I read Phyllis’ recent blog post with interest. I can remember those days of writing love scenes for my romance novels. I typed then would glance around to make sure my kids weren’t present and then go back to typing. They were a part of romance and a requirement of the story – or so I thought.
Then the day came when I wrote a novel and I didn’t have a love scene. I wasn’t even aware this happened until I got to the end and realized my omission. I remember thinking the novel would never sell without a few intimate scenes. So, I went back and tried to find a place to fit them in. No matter where I picked it would be obvious that I put the love scene in for the sake of having one and not because that is where the couple was in their relationship. So, I left the story alone and didn’t add any intimacy.
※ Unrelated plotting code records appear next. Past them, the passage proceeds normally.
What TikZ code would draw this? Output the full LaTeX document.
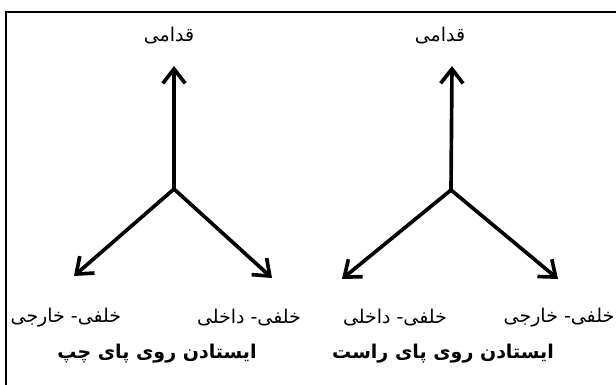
\documentclass[tikz,border=0pt]{standalone}
\usepackage{fontspec}
\newfontfamily\farsi[Script=Arabic]{DejaVu Sans}
\TeXXeTstate=1
\usetikzlibrary{arrows.meta}

\tikzset{
  axis/.style={line width=2.6pt, -{Straight Barb[length=3.6mm, width=5.6mm, line width=2.6pt]}},
  dirlabel/.style={font=\farsi\fontsize{13.5}{16}\selectfont, inner sep=1pt},
  footlabel/.style={font=\farsi\bfseries\fontsize{13.5}{16}\selectfont, inner sep=1pt}
}

\begin{document}
\begin{tikzpicture}[x=0.025cm, y=-0.025cm]

% --- Frame (top and left only) ---
\useasboundingbox (0,0) rectangle (616,385);
\draw[line width=1.4pt] (6,385) -- (6,12) -- (616,12);

% --- Left foot ---
\coordinate (lc) at (174,189);
\coordinate (lf) at (174,66);
\coordinate (lbl) at (74,276);
\coordinate (lbr) at (272,278);
\draw[axis] (lc) -- (lf);
\draw[axis] (lc) -- (lbl);
\draw[axis] (lc) -- (lbr);
\node[dirlabel] (lfront) at (169,36) {\beginR قدامی\endR};
\node[dirlabel, anchor=west] (lout) at (9,318) {\beginR خلفی- خارجی\endR};
\node[dirlabel] (lin) at (249,318) {\beginR خلفی- داخلی\endR};
\node[footlabel] (lname) at (157,354) {\beginR ایستادن روی پای چپ\endR};

% --- Right foot ---
\coordinate (rc) at (451,190);
\coordinate (rf) at (452,66);
\coordinate (rbl) at (342,279);
\coordinate (rbr) at (558,279);
\draw[axis] (rc) -- (rf);
\draw[axis] (rc) -- (rbl);
\draw[axis] (rc) -- (rbr);
\node[dirlabel] (rfront) at (440,36) {\beginR قدامی\endR};
\node[dirlabel] (rin) at (395,318) {\beginR خلفی- داخلی\endR};
\node[dirlabel, anchor=east] (rout) at (616,318) {\beginR خلفی- خارجی\endR};
\node[footlabel] (rname) at (443,354) {\beginR ایستادن روی پای راست\endR};

\end{tikzpicture}
\end{document}
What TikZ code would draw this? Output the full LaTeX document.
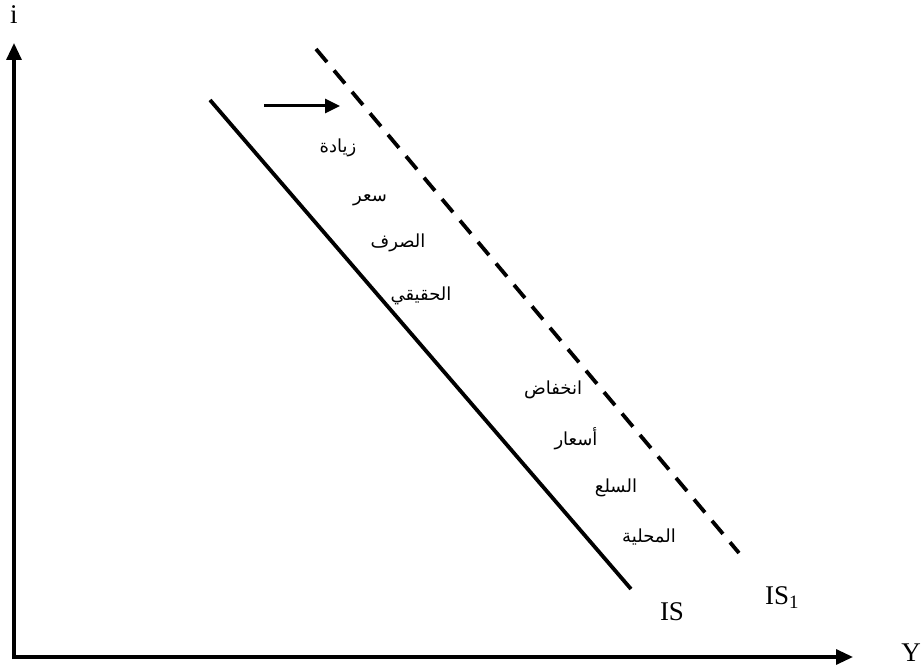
\documentclass[tikz,border=0pt]{standalone}
\usepackage{fontspec}
\setmainfont{Liberation Serif}
\newfontfamily\arabicfont[Script=Arabic]{DejaVu Sans}
\TeXXeTstate=1
\usetikzlibrary{arrows.meta}
\tikzset{
  axisline/.style={line width=3.2pt,-{Triangle[length=17pt,width=15pt]}},
  curveline/.style={line width=3.8pt},
  shiftedline/.style={line width=3.8pt,dash pattern=on 17pt off 11pt},
  lab/.style={font=\fontsize{27}{30}\selectfont,inner sep=0pt},
  ar/.style={font=\arabicfont\fontsize{18}{21}\selectfont,inner sep=0pt},
  smallarrow/.style={line width=3pt,-{Triangle[length=15pt,width=14pt]}}
}
\begin{document}
\begin{tikzpicture}[x=1pt,y=-1pt]
\useasboundingbox (0,0) rectangle (922,671);
\coordinate (Ybot) at (14,659);
\coordinate (Xbeg) at (12.5,657);
\coordinate (Ytop) at (14,43);
\coordinate (Xend) at (853,657);
\draw[axisline] (Ybot) -- (Ytop);
\draw[axisline] (Xbeg) -- (Xend);
\node[lab] (ilab) at (14,15) {i};
\node[lab] (Ylab) at (911,653) {Y};
\coordinate (IS0a) at (210,100);
\coordinate (IS0b) at (631,589);
\draw[curveline] (IS0a) -- (IS0b);
\coordinate (IS1a) at (316,49);
\coordinate (IS1b) at (739,553);
\draw[shiftedline] (IS1a) -- (IS1b);
\coordinate (arrA) at (264,106);
\coordinate (arrB) at (340,106);
\draw[smallarrow] (arrA) -- (arrB);
\node[lab] (ISlab) at (672,612) {IS};
\node[lab] (IS1lab) at (782,598) {IS\textsubscript{1}};
\node[ar] (t1) at (338,148) {\beginR زيادة\endR};
\node[ar] (t2) at (370,200) {\beginR سعر\endR};
\node[ar] (t3) at (398,243) {\beginR الصرف\endR};
\node[ar] (t4) at (421,296) {\beginR الحقيقي\endR};
\node[ar] (t5) at (553,390) {\beginR انخفاض\endR};
\node[ar] (t6) at (576,439) {\beginR أسعار\endR};
\node[ar] (t7) at (616,488) {\beginR السلع\endR};
\node[ar] (t8) at (649,537) {\beginR المحلية\endR};
\end{tikzpicture}
\end{document}
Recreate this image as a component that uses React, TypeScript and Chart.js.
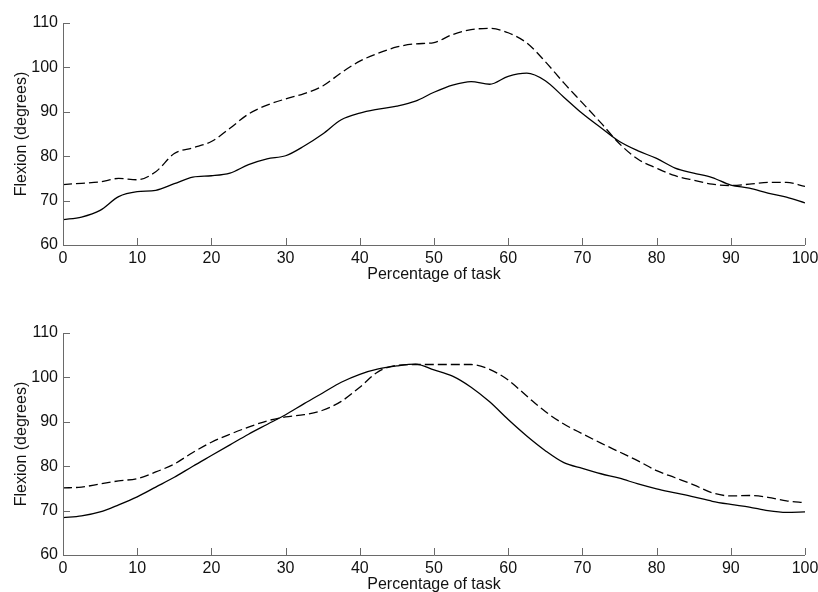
import React, { useEffect, useRef } from "react";
import { Chart, registerables } from "chart.js";

Chart.register(...registerables);

const xValues = [
  0, 2.5, 5, 7.5, 10, 12.5, 15, 17.5, 20, 22.5, 25, 27.5, 30, 32.5, 35, 37.5, 40,
  42.5, 45, 47.5, 50, 52.5, 55, 57.5, 60, 62.5, 65, 67.5, 70, 72.5, 75, 77.5, 80,
  82.5, 85, 87.5, 90, 92.5, 95, 97.5, 100,
];

const topSolid = [
  65.7, 66.3, 67.8, 70.9, 72.0, 72.3, 73.8, 75.3, 75.6, 76.2, 78.1, 79.4, 80.1,
  82.3, 85.0, 88.2, 89.7, 90.6, 91.3, 92.4, 94.4, 96.0, 96.8, 96.2, 98.0, 98.7,
  97.0, 93.3, 89.6, 86.4, 83.3, 81.2, 79.5, 77.3, 76.2, 75.2, 73.5, 72.8, 71.7,
  70.8, 69.5,
];

const topDashed = [
  73.6, 73.9, 74.2, 75.0, 74.7, 76.5, 80.6, 81.9, 83.3, 86.3, 89.5, 91.5, 92.9,
  94.1, 95.8, 98.8, 101.4, 103.2, 104.6, 105.3, 105.6, 107.4, 108.5, 108.8,
  107.8, 105.5, 101.3, 96.5, 92.0, 87.5, 82.8, 79.3, 77.3, 75.6, 74.6, 73.7,
  73.4, 73.7, 74.1, 74.1, 73.2,
];

const bottomSolid = [
  68.4, 68.8, 69.7, 71.3, 73.1, 75.3, 77.5, 80.0, 82.4, 84.8, 87.2, 89.4, 91.6,
  94.1, 96.5, 98.9, 100.7, 101.9, 102.6, 103.0, 101.7, 100.3, 97.8, 94.5, 90.5,
  86.8, 83.5, 80.8, 79.5, 78.3, 77.3, 76.0, 74.9, 74.0, 73.1, 72.1, 71.4, 70.8,
  70.0, 69.6, 69.7,
];

const bottomDashed = [
  75.1, 75.3, 76.0, 76.7, 77.2, 78.7, 80.5, 83.1, 85.4, 87.2, 88.8, 90.2, 91.1,
  91.6, 92.6, 94.6, 97.8, 101.3, 102.7, 102.9, 102.9, 102.9, 102.9, 101.8, 99.4,
  95.8, 92.3, 89.5, 87.3, 85.2, 83.2, 81.2, 79.0, 77.4, 75.8, 74.0, 73.3, 73.4,
  73.0, 72.2, 71.8,
];

const yTicks = [60, 70, 80, 90, 100, 110];
const xTicks = [0, 10, 20, 30, 40, 50, 60, 70, 80, 90, 100];
const xTitle = "Percentage of task";
const yTitle = "Flexion (degrees)";

const FONT = "'Liberation Sans', Arial, Helvetica, sans-serif";
const AXIS_COLOR = "#6a6a6a";

const inwardTicks = {
  id: "inwardTicks",
  afterDraw(chart: any) {
    const { ctx, chartArea, scales } = chart;
    ctx.save();
    ctx.strokeStyle = AXIS_COLOR;
    ctx.lineWidth = 1;
    ctx.beginPath();
    ctx.moveTo(chartArea.left + 0.5, chartArea.top);
    ctx.lineTo(chartArea.left + 0.5, chartArea.bottom + 0.5);
    ctx.lineTo(chartArea.right, chartArea.bottom + 0.5);
    for (const v of yTicks) {
      const py = Math.round(scales.y.getPixelForValue(v)) + 0.5;
      ctx.moveTo(chartArea.left, py);
      ctx.lineTo(chartArea.left + 7, py);
    }
    for (const v of xTicks) {
      const px = Math.round(scales.x.getPixelForValue(v)) + 0.5;
      ctx.moveTo(px, chartArea.bottom);
      ctx.lineTo(px, chartArea.bottom - 7);
    }
    ctx.stroke();
    ctx.restore();
  },
};

function FlexionChart({ solid, dashed }: { solid: number[]; dashed: number[] }) {
  const ref = useRef<HTMLCanvasElement | null>(null);
  useEffect(() => {
    if (!ref.current) return;
    const chart = new Chart(ref.current, {
      type: "line",
      data: {
        datasets: [
          {
            data: xValues.map((x, i) => ({ x, y: solid[i] })),
            borderColor: "#000",
            borderWidth: 1.3,
            pointRadius: 0,
            cubicInterpolationMode: "monotone",
            fill: false,
          },
          {
            data: xValues.map((x, i) => ({ x, y: dashed[i] })),
            borderColor: "#000",
            borderWidth: 1.3,
            borderDash: [9, 4],
            pointRadius: 0,
            cubicInterpolationMode: "monotone",
            fill: false,
          },
        ],
      },
      options: {
        animation: false,
        responsive: false,
        maintainAspectRatio: false,
        devicePixelRatio: 1,
        layout: { padding: { top: 23, right: 0, bottom: 0, left: 0 } },
        plugins: {
          legend: { display: false },
          tooltip: { enabled: false },
        },
        events: [],
        scales: {
          x: {
            type: "linear",
            min: 0,
            max: 100,
            afterBuildTicks: (s: any) => {
              s.ticks = xTicks.map((v) => ({ value: v }));
            },
            afterFit: (s: any) => {
              s.height = 65;
              s.paddingRight = 13;
              s.paddingLeft = 0;
            },
            grid: { display: false, drawTicks: false },
            border: { display: false },
            ticks: {
              padding: 4,
              color: "#111",
              font: { family: FONT, size: 16 },
              maxRotation: 0,
              autoSkip: false,
            },
            title: {
              display: true,
              text: xTitle,
              color: "#111",
              font: { family: FONT, size: 16 },
              padding: { top: 0, bottom: 26 },
            },
          },
          y: {
            type: "linear",
            min: 60,
            max: 110,
            afterBuildTicks: (s: any) => {
              s.ticks = yTicks.map((v) => ({ value: v }));
            },
            afterFit: (s: any) => {
              s.width = 63;
            },
            grid: { display: false, drawTicks: false },
            border: { display: false },
            ticks: {
              padding: 5,
              color: "#111",
              font: { family: FONT, size: 16 },
              autoSkip: false,
            },
            title: {
              display: true,
              text: yTitle,
              color: "#111",
              font: { family: FONT, size: 16 },
              padding: { top: 12, bottom: 0 },
            },
          },
        },
      },
      plugins: [inwardTicks],
    } as any);
    return () => chart.destroy();
  }, [solid, dashed]);
  return <canvas ref={ref} width={818} height={310} style={{ display: "block", width: 818, height: 310 }} />;
}

export default function App() {
  return (
    <div
      style={{
        position: "absolute",
        left: 0,
        top: 0,
        width: 818,
        height: 592,
        overflow: "hidden",
        background: "#fff",
      }}
    >
      <div style={{ position: "absolute", left: 0, top: 0 }}>
        <FlexionChart solid={topSolid} dashed={topDashed} />
      </div>
      <div style={{ position: "absolute", left: 0, top: 310 }}>
        <FlexionChart solid={bottomSolid} dashed={bottomDashed} />
      </div>
    </div>
  );
}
I also looked back at my other manuscripts to see if I had added the scenes because they were necessary to the story. It turns out none of my novels needed intimacy. As I learned more about writing and story structure I found I was plopping in love scenes because it was expected. I was following the trends of what I believed sold and what readers wanted. The problem was, love scenes do not belong in my stories. Further, I was not comfortable having them there. And, once I deleted the intimacy I was so much happier with my manuscripts and my writing took yet another turn - inspirational romance. Luckily, for Phyllis and I, romances appeal to every age of woman (and some men), and that appeal is on several different heat levels.
Every writer has their own journey and every reader has their own comfort level when it comes to intimacy. What is your writer’s journey? Did you start someplace and end up somewhere else? What about your level of heat? The steamier the better or do you prefer your novels to have that fade to black moment, leaving the bedroom scene to your imagination? Or, do you even care as long as it is a good story? I know what I like, but then again, I am only one reader and writer in thousands. I love to know where everyone else falls.